Semimetal and Topological Insulator in Perovskite Iridates

TL;DR

This paper investigates the electronic phases of perovskite iridates, revealing how structural and spin-orbit effects lead to metallic, topological insulator, and band insulator states, and proposes new candidate materials.

Contribution

It constructs a tight-binding model for SrIrO3, explaining its metallic state and topological phase transitions, and suggests new layered iridate compounds as topological insulators.

Findings

SrIrO3 has a line node in its band structure that suppresses magnetic ordering.

Introducing a staggered potential induces a transition from a line node to nodal points and then to topological insulator phases.

Materials like Sr2IrRhO6 are potential strong topological insulators.

Abstract

The two-dimensional layered perovskite Sr2IrO4 was proposed to be a spin-orbit Mott insulator, where the effect of Hubbard interaction is amplified on a narrow J_{eff} = 1/2 band due to strong spin-orbit coupling. On the other hand, the three-dimensional orthorhombic perovskite (Pbnm) SrIrO3 remains metallic. To understand the physical origin of the metallic state and possible transitions to insulating phases, we construct a tight-binding model for SrIrO3. The band structure possesses a line node made of J_{eff} = 1/2 bands below the Fermi level.
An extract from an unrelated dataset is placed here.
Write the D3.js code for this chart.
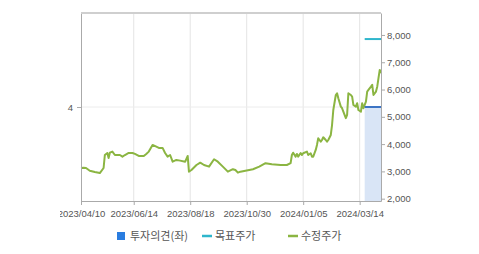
<!DOCTYPE html>
<html>
<head>
<meta charset="utf-8">
<script src="https://cdn.jsdelivr.net/npm/d3@7"></script>
<style>
  html, body { margin: 0; padding: 0; background: #fff; }
  svg text { font-family: "Liberation Sans", Arial, sans-serif; }
  .legend text { font-family: "Noto Sans CJK KR", sans-serif; }
</style>
</head>
<body>
<div id="chart"></div>
<script>
/* ── 투자의견 / 목표주가 / 수정주가 ─────────────────────────── */

// trading-day index of each price sample, and the adjusted price (수정주가)
const priceDays = [0, 2, 4, 7, 11, 15, 18, 19, 21, 22, 23, 25, 27, 31, 33, 35, 38, 41, 43, 46,
  50, 52, 54, 57, 60, 62, 65, 67, 69, 71, 73, 76, 79, 83, 85, 86, 88, 92, 95, 98,
  102, 106, 109, 113, 117, 121, 123, 125, 127, 131, 137, 142, 147, 152, 159, 164, 167, 168, 169, 171,
  172, 173, 175, 176, 177, 180, 181, 183, 184, 185, 187, 188, 189, 191, 192, 193, 195, 196, 197, 199,
  200, 201, 203, 204, 205, 207, 208, 209, 211, 212, 213, 215, 216, 217, 219, 220, 221, 223, 224, 225,
  227, 228, 229, 231, 232, 233, 235, 236, 237, 238, 239];
const prices = [3125, 3135, 3125, 3025, 2980, 2940, 3125, 3600, 3675, 3490, 3685, 3725, 3600, 3600, 3540, 3600, 3675, 3675, 3640, 3565,
  3565, 3640, 3725, 3970, 3905, 3860, 3860, 3675, 3540, 3600, 3355, 3420, 3395, 3355, 3565, 2990, 3050, 3235, 3320, 3235,
  3175, 3445, 3355, 3175, 2990, 3080, 3050, 2955, 2990, 3025, 3080, 3175, 3300, 3260, 3235, 3235, 3300, 3600, 3685, 3540,
  3640, 3540, 3675, 3600, 3665, 3725, 3600, 3665, 3540, 3540, 3785, 3970, 4215, 4090, 4150, 4250, 4150, 4090, 4150, 4335,
  4700, 5250, 5800, 5865, 5680, 5375, 5315, 5190, 4950, 5070, 5865, 5800, 5740, 5435, 5375, 5500, 5250, 5190, 5500, 5315,
  5555, 5925, 5985, 6105, 6170, 5800, 5925, 6105, 6415, 6720, 6600];

// 투자의견 (left axis) and 목표주가 (right axis), from their start day to the end
const opinionDays   = [226, 239];
const opinionValues = [4, 4];
const targetDays    = [226, 239];
const targetPrices  = [7850, 7850];

const xTickDays   = [0, 42, 87, 132, 177, 222];
const xTickLabels = ['2023/04/10', '2023/06/14', '2023/08/18', '2023/10/30', '2024/01/05', '2024/03/14'];
const priceTicks  = [2000, 3000, 4000, 5000, 6000, 7000, 8000];
const opinionTicks = [4];

const legendItems = ['투자의견(좌)', '목표주가', '수정주가'];

// ── layout ───────────────────────────────────────────────────
const W = 479, H = 254;
const ML = 81, MR = 98, MT = 13, MB = 53;
const plotW = W - ML - MR;
const plotH = H - MT - MB;

const GREEN = '#8bb542', TEAL = '#2fb6cc', BLUE = '#3c74c4', FILL = '#d9e5f6';

const svg = d3.select('#chart').append('svg')
  .attr('width', W).attr('height', H);

// the original chart area cuts the first date label on its left
svg.append('clipPath').attr('id', 'xclip')
  .append('rect').attr('x', 60).attr('y', 0).attr('width', W - 60).attr('height', H);

const x  = d3.scaleLinear().domain([0, 239]).range([ML, ML + plotW]);
const yR = d3.scaleLinear().domain([1915, 8805]).range([MT + plotH, MT]);
const yL = d3.scaleLinear().domain([0, 8]).range([MT + plotH, MT]);

// grid
svg.append('g').selectAll('line').data(xTickDays.slice(1)).join('line')
  .attr('x1', d => x(d)).attr('x2', d => x(d))
  .attr('y1', MT).attr('y2', MT + plotH)
  .attr('stroke', '#e4e4e4');
svg.append('g').selectAll('line').data(opinionTicks).join('line')
  .attr('x1', ML).attr('x2', ML + plotW)
  .attr('y1', d => yL(d)).attr('y2', d => yL(d))
  .attr('stroke', '#ececec');

// opinion area + line
const opData = opinionDays.map((d, i) => ({ d, v: opinionValues[i] }));
svg.append('path').datum(opData)
  .attr('fill', FILL)
  .attr('d', d3.area().x(p => x(p.d)).y0(yL(0)).y1(p => yL(p.v)));

// price line
const priceData = priceDays.map((d, i) => ({ d, v: prices[i] }));
svg.append('path').datum(priceData)
  .attr('fill', 'none').attr('stroke', GREEN).attr('stroke-width', 2)
  .attr('stroke-linejoin', 'round')
  .attr('d', d3.line().x(p => x(p.d)).y(p => yR(p.v)));

svg.append('path').datum(opData)
  .attr('fill', 'none').attr('stroke', BLUE).attr('stroke-width', 2)
  .attr('d', d3.line().x(p => x(p.d)).y(p => yL(p.v)));

// target price line
const tgData = targetDays.map((d, i) => ({ d, v: targetPrices[i] }));
svg.append('path').datum(tgData)
  .attr('fill', 'none').attr('stroke', TEAL).attr('stroke-width', 2)
  .attr('d', d3.line().x(p => x(p.d)).y(p => yR(p.v)));

// ── axes ─────────────────────────────────────────────────────
function styleAxis(g) {
  g.select('.domain').attr('stroke', '#aaa');
  g.selectAll('.tick line').attr('stroke', '#aaa');
  g.selectAll('.tick text').attr('fill', '#555').attr('font-size', 9.5);
}

const xAxisG = svg.append('g')
  .attr('transform', `translate(0,${MT + plotH})`)
  .attr('clip-path', 'url(#xclip)')
  .call(d3.axisBottom(x).tickValues(xTickDays)
    .tickFormat((d, i) => xTickLabels[i]).tickSize(4).tickSizeOuter(0).tickPadding(5))
  .call(styleAxis);

svg.append('g')
  .attr('transform', `translate(${ML + plotW},0)`)
  .call(d3.axisRight(yR).tickValues(priceTicks)
    .tickFormat(d3.format(',')).tickSize(4).tickSizeOuter(0).tickPadding(2))
  .call(styleAxis);

svg.append('g')
  .attr('transform', `translate(${ML},0)`)
  .call(d3.axisLeft(yL).tickValues(opinionTicks).tickSize(4).tickSizeOuter(0).tickPadding(4))
  .call(styleAxis);

// top border
svg.append('line')
  .attr('x1', ML).attr('x2', ML + plotW).attr('y1', MT).attr('y2', MT)
  .attr('stroke', '#cfcfcf').attr('stroke-width', 2);

// ── legend ───────────────────────────────────────────────────
const legend = svg.append('g').attr('class', 'legend');
const LY = 236;
legend.append('rect').attr('x', 117).attr('y', LY - 4).attr('width', 8).attr('height', 8)
  .attr('fill', '#2a7de0');
legend.append('line').attr('x1', 202).attr('x2', 212).attr('y1', LY).attr('y2', LY)
  .attr('stroke', TEAL).attr('stroke-width', 2.5);
legend.append('line').attr('x1', 288).attr('x2', 298).attr('y1', LY).attr('y2', LY)
  .attr('stroke', GREEN).attr('stroke-width', 2.5);
const legendX = [130, 215, 301];
legend.selectAll('text').data(legendItems).join('text')
  .attr('x', (d, i) => legendX[i]).attr('y', LY)
  .attr('dy', '0.36em')
  .attr('font-size', 11).attr('fill', '#555')
  .text(d => d);
</script>
</body>
</html>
As a consequence, instability towards magnetic ordering is suppressed and the system remains metallic. This line node, originating from the underlying crystal structure, turns into a pair of three-dimensional nodal points on the introduction of a staggered potential or spin-orbit coupling strength between alternating layers. Increasing this potential beyond a critical strength induces a transition to a strong topological insulator, followed by another transition to a normal band insulator. We propose that materials constructed with alternating Ir- and Rh-oxide layers along the (001) direction, such as Sr2IrRhO6, are candidates for a strong topological insulator.